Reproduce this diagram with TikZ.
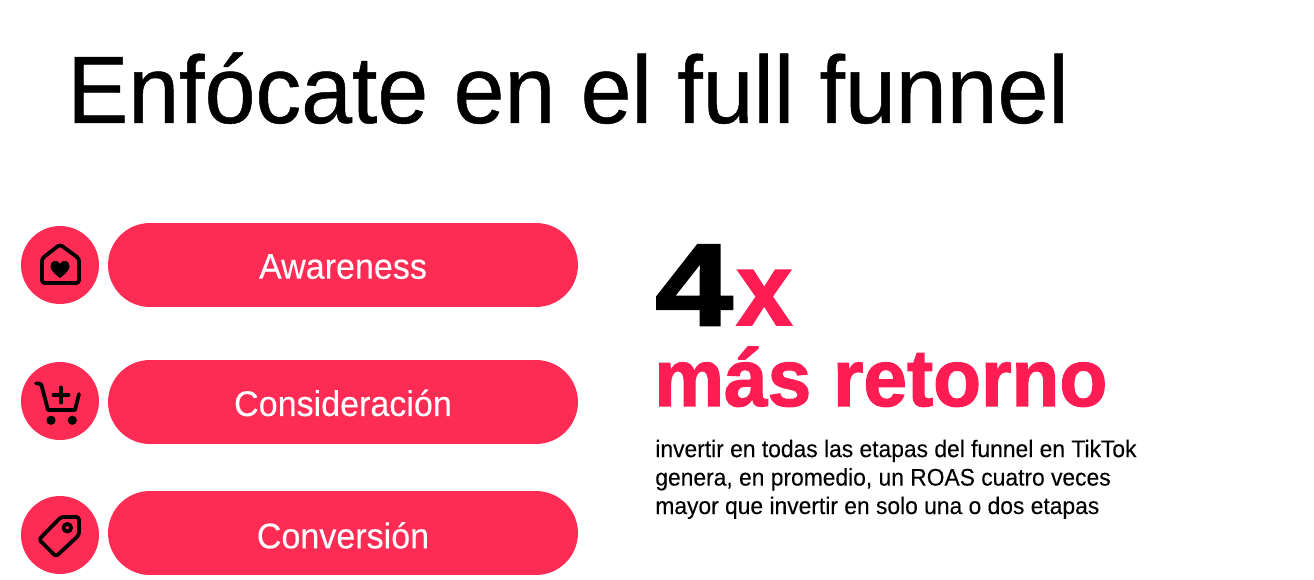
\documentclass[tikz,border=0pt]{standalone}
\usepackage{fontspec}
\setmainfont{Liberation Sans}[FakeStretch=0.955,FakeBold=0.15]
\newfontfamily\titlefam[FakeStretch=0.955,FakeBold=0.5]{Liberation Sans}
\newfontfamily\boldfam[FakeStretch=0.97,FakeBold=1.6]{Liberation Sans Bold}
\newfontfamily\heavyfam[FakeStretch=1.2,FakeBold=2.2]{Liberation Sans Bold}
\usetikzlibrary{positioning}
\definecolor{pillred}{HTML}{FE2C55}
\definecolor{textred}{HTML}{FE1C52}
\tikzset{
  pill/.style={fill=pillred,rounded corners=0.84cm,minimum width=9.4cm,minimum height=1.68cm,inner sep=0,text=white,text depth=0pt,font=\fontsize{20.3}{22}\selectfont},
  round/.style={circle,fill=pillred,minimum size=1.56cm,inner sep=0},
  icon/.style={draw=black,line width=0.075cm,line join=round,line cap=round},
  word/.style={anchor=base west,inner sep=0}
}
\begin{document}
\begin{tikzpicture}[x=0.02cm,y=-0.02cm]
\useasboundingbox (0,0) rectangle (1314,580);
\node[word,font=\titlefam\fontsize{54.5}{60}\selectfont] (title) at (67,123) {Enfócate en el full funnel};
% pills and circles
\node[pill,text height=0.548cm] (awareness) at (343,265) {Awareness};
\node[pill,text height=0.56cm] (consideracion) at (343,402) {Consideración};
\node[pill,text height=0.612cm] (conversion) at (343,533) {Conversión};
\node[round] (home) at (60,265) {};
\node[round] (cart) at (60,401) {};
\node[round] (tag) at (60,535) {};
% icons
\draw[icon,rounded corners=1.5] (60,244.5) -- (79,258.5) -- (79,283) -- (42,283) -- (42,258.5) -- cycle;
\fill (60,278) .. controls (52,272) and (50.5,269) .. (50.5,266) .. controls (50.5,260) and (58,259) .. (60,264) .. controls (62,259) and (69.5,260) .. (69.5,266) .. controls (69.5,269) and (68,272) .. (60,278) -- cycle;
\draw[icon] (36,383.5) -- (39,383.5) .. controls (41,383.5) and (41.5,385) .. (42,387) -- (48,410) -- (75,410) -- (79,394);
\draw[icon] (53.5,395) -- (68.5,395) (61,387.5) -- (61,402.5);
\fill (51,420.3) circle (4.6) (72.3,420.3) circle (4.6);
\draw[icon,rounded corners=1.5] (61,517) -- (79,517) -- (79,535) -- (56,556.5) -- (39,539.5) -- cycle;
\draw[icon] (67.3,527.7) circle (3.8);
% right side
\node[word,font=\heavyfam\fontsize{66}{80}\selectfont] (four) at (655,325) {4};
\node[word,text=textred,font=\boldfam\fontsize{59}{70}\selectfont] (times) at (736,325) {x};
\node[word,text=textred,font=\boldfam\fontsize{46}{50}\selectfont] (retorno) at (654,406) {más retorno};
\node[word,font=\fontsize{13.6}{16.2}\selectfont,align=left] (copy) at (655,514) {invertir en todas las etapas del funnel en TikTok\\genera, en promedio, un ROAS cuatro veces\\mayor que invertir en solo una o dos etapas};
\end{tikzpicture}
\end{document}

● ● ● ●

**What to work on**
Without including any pictures, reproduce the listing exactly.

**Task response**
Reproduce this diagram with TikZ.
\documentclass[tikz,border=0pt]{standalone}
\usepackage{fontspec}
\setmainfont{Liberation Sans}[FakeStretch=0.955,FakeBold=0.15]
\newfontfamily\titlefam[FakeStretch=0.955,FakeBold=0.5]{Liberation Sans}
\newfontfamily\boldfam[FakeStretch=0.97,FakeBold=1.6]{Liberation Sans Bold}
\newfontfamily\heavyfam[FakeStretch=1.2,FakeBold=2.2]{Liberation Sans Bold}
\usetikzlibrary{positioning}
\definecolor{pillred}{HTML}{FE2C55}
\definecolor{textred}{HTML}{FE1C52}
\tikzset{
  pill/.style={fill=pillred,rounded corners=0.84cm,minimum width=9.4cm,minimum height=1.68cm,inner sep=0,text=white,text depth=0pt,font=\fontsize{20.3}{22}\selectfont},
  round/.style={circle,fill=pillred,minimum size=1.56cm,inner sep=0},
  icon/.style={draw=black,line width=0.075cm,line join=round,line cap=round},
  word/.style={anchor=base west,inner sep=0}
}
\begin{document}
\begin{tikzpicture}[x=0.02cm,y=-0.02cm]
\useasboundingbox (0,0) rectangle (1314,580);
\node[word,font=\titlefam\fontsize{54.5}{60}\selectfont] (title) at (67,123) {Enfócate en el full funnel};
% pills and circles
\node[pill,text height=0.548cm] (awareness) at (343,265) {Awareness};
\node[pill,text height=0.56cm] (consideracion) at (343,402) {Consideración};
\node[pill,text height=0.612cm] (conversion) at (343,533) {Conversión};
\node[round] (home) at (60,265) {};
\node[round] (cart) at (60,401) {};
\node[round] (tag) at (60,535) {};
% icons
\draw[icon,rounded corners=1.5] (60,244.5) -- (79,258.5) -- (79,283) -- (42,283) -- (42,258.5) -- cycle;
\fill (60,278) .. controls (52,272) and (50.5,269) .. (50.5,266) .. controls (50.5,260) and (58,259) .. (60,264) .. controls (62,259) and (69.5,260) .. (69.5,266) .. controls (69.5,269) and (68,272) .. (60,278) -- cycle;
\draw[icon] (36,383.5) -- (39,383.5) .. controls (41,383.5) and (41.5,385) .. (42,387) -- (48,410) -- (75,410) -- (79,394);
\draw[icon] (53.5,395) -- (68.5,395) (61,387.5) -- (61,402.5);
\fill (51,420.3) circle (4.6) (72.3,420.3) circle (4.6);
\draw[icon,rounded corners=1.5] (61,517) -- (79,517) -- (79,535) -- (56,556.5) -- (39,539.5) -- cycle;
\draw[icon] (67.3,527.7) circle (3.8);
% right side
\node[word,font=\heavyfam\fontsize{66}{80}\selectfont] (four) at (655,325) {4};
\node[word,text=textred,font=\boldfam\fontsize{59}{70}\selectfont] (times) at (736,325) {x};
\node[word,text=textred,font=\boldfam\fontsize{46}{50}\selectfont] (retorno) at (654,406) {más retorno};
\node[word,font=\fontsize{13.6}{16.2}\selectfont,align=left] (copy) at (655,514) {invertir en todas las etapas del funnel en TikTok\\genera, en promedio, un ROAS cuatro veces\\mayor que invertir en solo una o dos etapas};
\end{tikzpicture}
\end{document}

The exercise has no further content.